The Concise Guide To Economics
by Jim Cox
32. Cost Push
One particularly popular theory among economists antagonistic to the free economy is that inflation is caused by a cost push in the form of a reduction in aggregate or total supply in the economy. In a straightforward analysis wherein aggregate supply and aggregate demand in the economy determine the price level, a reduced supply would have the effect of increasing prices in general. Thankfully though, the world we live in, including the persistent inflation, is not one of reduced supplies but ever greater production. Still, this theory is typically claimed to be applicable in the U.S. during the 1970's--the decade when Keynesian theory was revealed as clashing with actual experience.

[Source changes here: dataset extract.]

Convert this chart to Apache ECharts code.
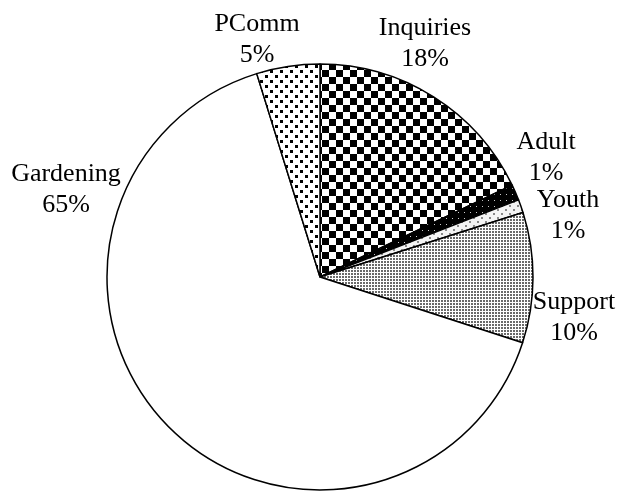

The die-hard Keynesians claim that reduced crop yields from poor weather and the Arab oil embargo effected a supply shock on the U.S. economy, thereby driving inflation up into double digits. The problem with this theory is that it also does not fit with the facts:
1970 | 1979 | Increase | |
---|---|---|---|
Real GDP | $2875.8B | $3796.8B | 32.02% |
CPI (1982-84=100) | 38.8 | 72.6 | 87.11% |
Clearly, production was increasing during the 1970's while inflation was also increasing--the inflation must be explained by the demand side. In actual practice Milton Friedman's famous phrase is entirely correct--"Inflation is everywhere and always a monetary phenomenon."